Daniel filed the paperwork in late June. We’d been told it could take months to get an appointment with the courts. When Daniel went to file, the first lady was grumpy and not much help. But then her boss sent her on lunch. Another lady stepped in who was amazing. When Daniel asked about how long it would take to get a court date, she offered him one a couple days later! It was too soon for us, but the next date was July 3rd. He took it!


On July 3, 2013, we arrived at the lobby outside the court room totally giddy.


Everyone else was somber and tense – the place was full of people dealing with divorce and custody issues. We tried to contain our excitement at first, and then finally decided forget it. This was a day to celebrate!


The judge was lovely and hugged us at the end. I think she was glad to be overseeing a happy occasion for a change.
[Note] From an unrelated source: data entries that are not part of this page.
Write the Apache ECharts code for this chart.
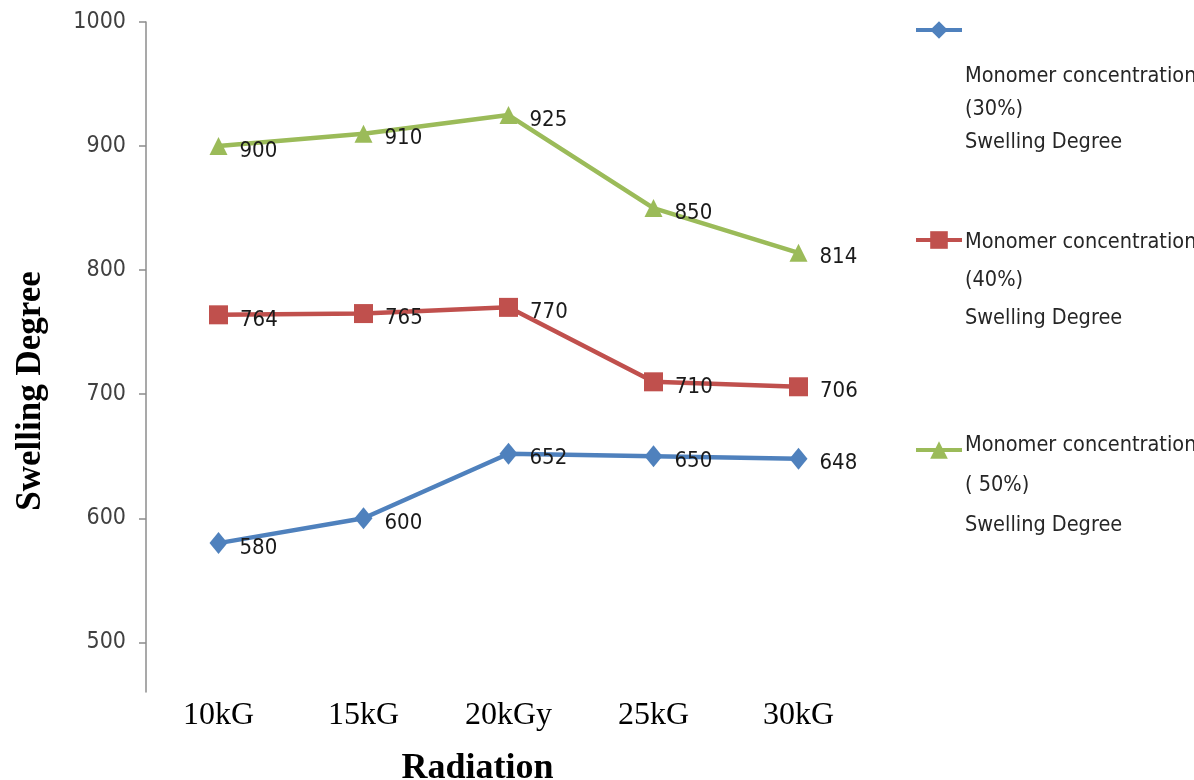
<!DOCTYPE html>
<html>
<head>
<meta charset="utf-8">
<script src="https://cdn.jsdelivr.net/npm/echarts@6/dist/echarts.min.js"></script>
<style>
  html, body { margin: 0; padding: 0; background: #ffffff; }
  #chart { width: 1194px; height: 780px; }
</style>
</head>
<body>
<div id="chart"></div>
<script>
// Radiation dose levels on the x axis
const categories = ['10kG', '15kG', '20kGy', '25kG', '30kG'];

// Swelling degree for each monomer concentration
const swelling30 = [580, 600, 652, 650, 648];
const swelling40 = [764, 765, 770, 710, 706];
const swelling50 = [900, 910, 925, 850, 814];

const seriesNames = [
  'Monomer concentration (30%) Swelling Degree',
  'Monomer concentration (40%) Swelling Degree',
  'Monomer concentration ( 50%) Swelling Degree'
];
const legendLines = [
  ['Monomer concentration', '(30%)', 'Swelling Degree'],
  ['Monomer concentration', '(40%)', 'Swelling Degree'],
  ['Monomer concentration', '( 50%)', 'Swelling Degree']
];

// Value-axis ticks
const yTicks = [500, 600, 700, 800, 900, 1000];

const colors = ['#4F81BD', '#C0504D', '#9BBB59'];
const sans = "'DejaVu Sans Condensed', 'DejaVu Sans', sans-serif";
const serif = "'Liberation Serif', 'Times New Roman', serif";

const chart = echarts.init(document.getElementById('chart'));

function makeSeries(i, data, symbol, size) {
  return {
    name: seriesNames[i],
    type: 'line',
    data: data,
    symbol: symbol,
    symbolSize: size,
    color: colors[i],
    lineStyle: { width: 4.5, color: colors[i] },
    itemStyle: { color: colors[i] },
    z: 3 + i,
    label: {
      show: true,
      position: 'right',
      distance: 12,
      offset: [0, 5],
      fontFamily: sans,
      fontSize: 22,
      color: '#1a1a1a'
    }
  };
}

// Icon-only legend entries
const iconTops = [14, 224, 434];
const iconLegends = seriesNames.map((n, i) => ({
  data: [n],
  left: 909,
  top: iconTops[i],
  itemWidth: 46,
  itemHeight: 22,
  lineStyle: { width: 4 },
  formatter: () => '',
  textStyle: { fontSize: 1 }
}));

// Text-only legend entries, three lines each
const lineHeights = [33, 38, 40];
const textTops = [55, 218, 420];
const textLegends = seriesNames.map((n, i) => ({
  data: [{ name: n, icon: 'none' }],
  left: 955,
  top: textTops[i],
  itemWidth: 0,
  itemHeight: 0,
  formatter: () => legendLines[i].join('\n'),
  textStyle: {
    fontFamily: sans,
    fontSize: 21.5,
    lineHeight: lineHeights[i],
    color: '#262626'
  }
}));

chart.setOption({
  backgroundColor: '#ffffff',
  animation: false,
  grid: { left: 146, right: 323, top: 22, bottom: 88, outerBoundsMode: 'none', containLabel: false },
  legend: iconLegends.concat(textLegends),
  xAxis: {
    type: 'category',
    data: categories,
    boundaryGap: true,
    name: 'Radiation',
    nameLocation: 'middle',
    nameGap: 59,
    nameTextStyle: {
      fontFamily: serif,
      fontWeight: 'bold',
      fontSize: 36,
      color: '#000000',
      padding: [0, 62, 0, 0]
    },
    axisLine: { show: false },
    axisTick: { show: false },
    axisLabel: {
      margin: 8,
      fontFamily: serif,
      fontSize: 32,
      color: '#000000'
    },
    splitLine: { show: false }
  },
  yAxis: {
    type: 'value',
    min: 460,
    max: 1000,
    name: 'Swelling Degree',
    nameLocation: 'middle',
    nameGap: 98,
    nameRotate: 90,
    nameTextStyle: {
      fontFamily: serif,
      fontWeight: 'bold',
      fontSize: 35,
      color: '#000000',
      padding: [0, 68, 0, 0]
    },
    axisLine: { show: true, lineStyle: { color: '#8c8c8c', width: 1.5 } },
    axisTick: {
      show: true,
      length: 7,
      customValues: yTicks,
      lineStyle: { color: '#8c8c8c', width: 1.5 }
    },
    axisLabel: {
      customValues: yTicks,
      margin: 20,
      formatter: v => String(v),
      fontFamily: sans,
      fontSize: 23,
      color: '#404040'
    },
    splitLine: { show: false }
  },
  series: [
    makeSeries(0, swelling30, 'diamond', [18, 22]),
    makeSeries(1, swelling40, 'rect', 19),
    makeSeries(2, swelling50, 'triangle', 18)
  ]
});
</script>
</body>
</html>
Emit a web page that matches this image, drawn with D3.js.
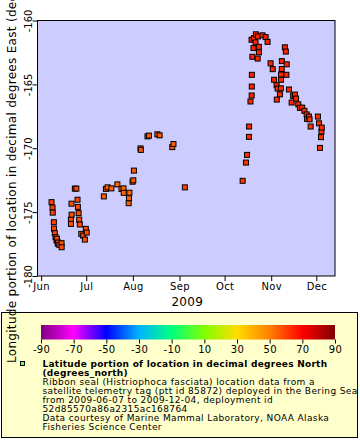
<!DOCTYPE html>
<html>
<head>
<meta charset="utf-8">
<script src="https://cdn.jsdelivr.net/npm/d3@7"></script>
<style>
  body { margin: 0; background: #fff; }
  svg { display: block; font-family: "DejaVu Sans", sans-serif; }
</style>
</head>
<body>
<script>
const WIDTH = 360;
const HEIGHT = 440;

// track points: time (UTC), longitude (deg E), latitude (deg N)
const dates = [
  "2009-06-07T22", "2009-06-08T14", "2009-06-08T17", "2009-06-09T11", "2009-06-09T13",
  "2009-06-10T02", "2009-06-10T14", "2009-06-11T06", "2009-06-11T10", "2009-06-12T02",
  "2009-06-12T07", "2009-06-13T02", "2009-06-14T14", "2009-06-14T15",
  "2009-06-20T19", "2009-06-20T20", "2009-06-21T05", "2009-06-21T07", "2009-06-23T10",
  "2009-06-24T10", "2009-06-25T05", "2009-06-25T10", "2009-06-25T22", "2009-06-26T07",
  "2009-06-26T17", "2009-06-27T17", "2009-06-28T22", "2009-06-30T02", "2009-06-30T17",
  "2009-07-01T07",
  "2009-07-12T17", "2009-07-14T02", "2009-07-15T05", "2009-07-17T17", "2009-07-21T17",
  "2009-07-24T10", "2009-07-25T19", "2009-07-25T22", "2009-07-29T05", "2009-07-29T10",
  "2009-07-29T17", "2009-07-31T19", "2009-08-01T07", "2009-08-01T17",
  "2009-08-06T02", "2009-08-06T07", "2009-08-10T17", "2009-08-11T17", "2009-08-17T07",
  "2009-08-18T19", "2009-08-27T05", "2009-08-28T00", "2009-09-04T14",
  "2009-10-13T00", "2009-10-15T05", "2009-10-15T22", "2009-10-17T05", "2009-10-17T07",
  "2009-10-18T05", "2009-10-18T22", "2009-10-19T00", "2009-10-19T02", "2009-10-19T03",
  "2009-10-19T12", "2009-10-20T05", "2009-10-20T12", "2009-10-21T14", "2009-10-21T19",
  "2009-10-23T00", "2009-10-23T05", "2009-10-23T19", "2009-10-23T20", "2009-10-26T05",
  "2009-10-28T07", "2009-10-29T14",
  "2009-10-31T14", "2009-11-02T00", "2009-11-02T22", "2009-11-04T14", "2009-11-04T17",
  "2009-11-05T07", "2009-11-06T19", "2009-11-07T11", "2009-11-07T12", "2009-11-07T13",
  "2009-11-08T00", "2009-11-08T02", "2009-11-10T02", "2009-11-10T17", "2009-11-11T02",
  "2009-11-11T07", "2009-11-12T19", "2009-11-14T14", "2009-11-15T14", "2009-11-16T19",
  "2009-11-17T12", "2009-11-19T00", "2009-11-20T02", "2009-11-21T14", "2009-11-23T02",
  "2009-11-24T14", "2009-11-24T19", "2009-11-26T02", "2009-11-26T12", "2009-11-27T05",
  "2009-12-02T02", "2009-12-02T19", "2009-12-03T10", "2009-12-04T02", "2009-12-04T10",
  "2009-12-04T14"
];
const lons = [
  -174.22, -174.64, -175.04, -175.79, -176.29,
  -176.65, -176.96, -177.23, -177.08, -177.47,
  -177.38, -177.56, -177.43, -177.75,
  -175.59, -175.92, -174.34, -175.20, -173.16,
  -173.16, -174.03, -174.59, -175.08, -175.59,
  -175.97, -176.70, -176.84, -177.15, -176.31,
  -176.60,
  -173.77, -173.18, -173.06, -173.14, -172.83,
  -173.19, -173.14, -173.49, -174.30, -173.91,
  -173.48, -172.62, -172.51, -171.75,
  -170.01, -170.13, -169.07, -169.01, -168.91,
  -168.99, -169.91, -169.67, -173.06,
  -172.55, -171.12, -170.52, -169.11, -168.30,
  -166.34, -161.51, -165.87, -165.17, -164.25,
  -162.84, -162.16, -161.38, -161.71, -161.08,
  -162.98, -161.25, -162.06, -162.49, -161.16,
  -161.30, -161.67,
  -163.35, -163.81, -164.64, -165.07, -166.19,
  -165.33, -165.78, -165.31, -164.23, -164.64,
  -163.80, -163.18, -162.10, -162.43, -164.25,
  -163.43, -165.40, -166.42, -165.90, -165.80,
  -166.11, -166.56, -166.84, -166.82, -167.07,
  -167.35, -167.70, -167.52, -167.74, -168.30,
  -167.52, -168.05, -169.97, -169.13, -168.69,
  -168.38
];
const lats = [
  60.5, 60.2, 60.0, 59.6, 59.4,
  59.2, 59.0, 58.8, 58.8, 58.7,
  58.9, 58.5, 58.6, 58.4,
  58.0, 57.8, 57.2, 58.0, 59.6,
  59.5, 59.0, 58.6, 58.3, 58.2,
  58.0, 58.1, 58.0, 57.8, 58.5,
  58.3,
  55.5, 55.0, 55.0, 54.8, 54.5,
  54.6, 54.6, 54.8, 54.8, 54.6,
  54.4, 55.2, 55.6, 56.5,
  57.0, 57.2, 57.4, 57.5, 57.2,
  57.0, 56.0, 56.2, 60.0,
  61.5, 62.5, 62.8, 63.5, 63.8,
  64.2, 64.8, 64.2, 64.3, 64.3,
  64.5, 64.6, 64.8, 64.6, 64.9,
  64.4, 64.8, 64.6, 64.5, 64.9,
  64.8, 64.6,
  64.3, 64.1, 64.0, 63.8, 63.5,
  63.8, 63.6, 63.8, 64.0, 63.9,
  64.1, 64.3, 64.6, 64.4, 64.0,
  64.2, 63.7, 63.4, 63.6, 63.6,
  63.4, 63.2, 63.0, 63.0, 62.8,
  62.6, 62.6, 62.6, 62.5, 62.2,
  62.6, 62.3, 61.8, 62.0, 62.2,
  62.4
];

const lonTicks = [-180, -175, -170, -165, -160];
const colorTicks = [-90, -70, -50, -30, -10, 10, 30, 50, 70, 90];
const colorStops = ["#7f0080", "#ff00ff", "#0000ff", "#00b4ff", "#00ff80",
                    "#80ff00", "#ffdd00", "#ff8000", "#ff0000", "#7f0000"];
const legendTitle = ["Latitude portion of location in decimal degrees North", "(degrees_north)"];
const legendLines = [
  "Ribbon seal (Histriophoca fasciata) location data from a",
  "satellite telemetry tag (ptt id 85872) deployed in the Bering Sea",
  "from 2009-06-07 to 2009-12-04, deployment id",
  "52d85570a86a2315ac168764",
  "Data courtesy of Marine Mammal Laboratory, NOAA Alaska",
  "Fisheries Science Center"
];

const plot = { left: 37.5, right: 335, top: 20.5, bottom: 276 };
const parseTime = d3.utcParse("%Y-%m-%dT%H");
const points = dates.map((d, i) => ({ t: parseTime(d), lon: lons[i], lat: lats[i] }));

const x = d3.scaleUtc()
  .domain([new Date(Date.UTC(2009, 4, 29, 14)), new Date(Date.UTC(2009, 11, 13, 10))])
  .range([plot.left, plot.right]);
const y = d3.scaleLinear().domain([-180, -160]).range([plot.bottom, plot.top]);
const color = d3.scaleLinear().domain(colorTicks).range(colorStops);

const svg = d3.select("body").append("svg")
  .attr("width", WIDTH)
  .attr("height", HEIGHT)
  .attr("viewBox", [0, 0, WIDTH, HEIGHT]);

svg.append("rect")
  .attr("x", plot.left).attr("y", plot.top)
  .attr("width", plot.right - plot.left).attr("height", plot.bottom - plot.top)
  .attr("fill", "#ccccff");

svg.append("g")
  .selectAll("rect")
  .data(points)
  .join("rect")
    .attr("x", d => x(d.t) - 2.5)
    .attr("y", d => y(d.lon) - 2.5)
    .attr("width", 5)
    .attr("height", 5)
    .attr("fill", d => color(d.lat))
    .attr("stroke", "#000")
    .attr("stroke-width", 1);

svg.append("rect")
  .attr("x", plot.left).attr("y", plot.top)
  .attr("width", plot.right - plot.left).attr("height", plot.bottom - plot.top)
  .attr("fill", "none").attr("stroke", "#000");

// x axis
const xAxis = svg.append("g")
  .attr("transform", `translate(0,${plot.bottom})`)
  .call(d3.axisBottom(x).ticks(d3.utcMonth.every(1)).tickFormat(d3.utcFormat("%b")).tickSize(5).tickSizeOuter(0));
xAxis.select(".domain").remove();
xAxis.selectAll("text").attr("font-size", 10).attr("font-family", "DejaVu Sans")
  .attr("letter-spacing", 0.3).attr("dy", "0.6em").attr("fill", "#000");

svg.append("text")
  .attr("x", (plot.left + plot.right) / 2 + 1)
  .attr("y", 306)
  .attr("text-anchor", "middle")
  .attr("font-size", 12)
  .attr("letter-spacing", 0.3)
  .text("2009");

// y axis, labels rotated
const yAxis = svg.append("g")
  .attr("transform", `translate(${plot.left},0)`)
  .call(d3.axisLeft(y).tickValues(lonTicks).tickFormat(d => String(d)).tickSize(5).tickSizeOuter(0));
yAxis.select(".domain").remove();
yAxis.selectAll("text")
  .attr("font-size", 10).attr("font-family", "DejaVu Sans").attr("fill", "#000")
  .attr("x", null).attr("dy", null)
  .attr("text-anchor", "middle")
  .attr("transform", "translate(-5.5,0) rotate(-90)");

// legend box
svg.append("rect")
  .attr("x", 1.5).attr("y", 312.5)
  .attr("width", 356).attr("height", 125)
  .attr("fill", "#ffffcc").attr("stroke", "#000");

const cbar = { left: 41, right: 335, top: 325, bottom: 339.5 };
const cx = d3.scaleLinear().domain([-90, 90]).range([cbar.left, cbar.right]);
const grad = svg.append("defs").append("linearGradient").attr("id", "cbar");
grad.selectAll("stop")
  .data(colorTicks)
  .join("stop")
    .attr("offset", d => (d + 90) / 180)
    .attr("stop-color", d => color(d));
svg.append("rect")
  .attr("x", cbar.left).attr("y", cbar.top)
  .attr("width", cbar.right - cbar.left).attr("height", cbar.bottom - cbar.top)
  .attr("fill", "url(#cbar)");
const cAxis = svg.append("g")
  .attr("transform", `translate(0,${cbar.bottom})`)
  .call(d3.axisBottom(cx).tickValues(colorTicks).tickFormat(d => String(d)).tickSize(4).tickSizeOuter(0));
cAxis.select(".domain").remove();
cAxis.selectAll("text").attr("font-size", 10).attr("font-family", "DejaVu Sans")
  .attr("letter-spacing", 0.3).attr("fill", "#000").attr("dy", "0.6em");

svg.append("rect")
  .attr("x", 20.5).attr("y", 361.5).attr("width", 4).attr("height", 4)
  .attr("fill", "#66ff66").attr("stroke", "#000");

svg.append("g")
  .selectAll("text")
  .data(legendTitle.concat(legendLines))
  .join("text")
    .attr("x", 42.5)
    .attr("y", (d, i) => 366.5 + i * 9.1)
    .attr("font-size", 9)
    .attr("letter-spacing", (d, i) => i < legendTitle.length ? 0.26 : 0.38)
    .attr("font-weight", (d, i) => i < legendTitle.length ? "bold" : "normal")
    .text(d => d);

// y title drawn last, over the legend box as in the original
svg.append("text")
  .attr("transform", "translate(15.5,363) rotate(-90)")
  .attr("font-size", 12)
  .attr("letter-spacing", 0.3)
  .text("Longitude portion of location in decimal degrees East (degrees_east)");
</script>
</body>
</html>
As part of the adoption, Immanuel chose to change his full name. He is now officially Immanuel David Martin.


After the ceremony, we went for breakfast at Babs Delta Diner on the water in Suisun, not far from the court house. A very special breakfast on a very special day.


We are going back to Babs again this year to celebrate. We now have a fondness for that area by the water – we always think of it as the place we celebrated Immanuel’s adoption.


What amazes me so much about adopting Immanuel is that out of the billions of people in the world, we got connected with HIM – He is a mini-Daniel and is like me in some ways too. He could have easily been our natural kid. It’s amazing!


People often tell us how awesome we are for adopting him. I know what they mean, but it doesn’t compute in my heart.


I never did this to be a hero.


I think (and often say), but we got Immanuel! (and he’s amazing!) WE are the blessed and honored ones.


We are so grateful for that Thanksgiving Day. We are so grateful for Immanuel.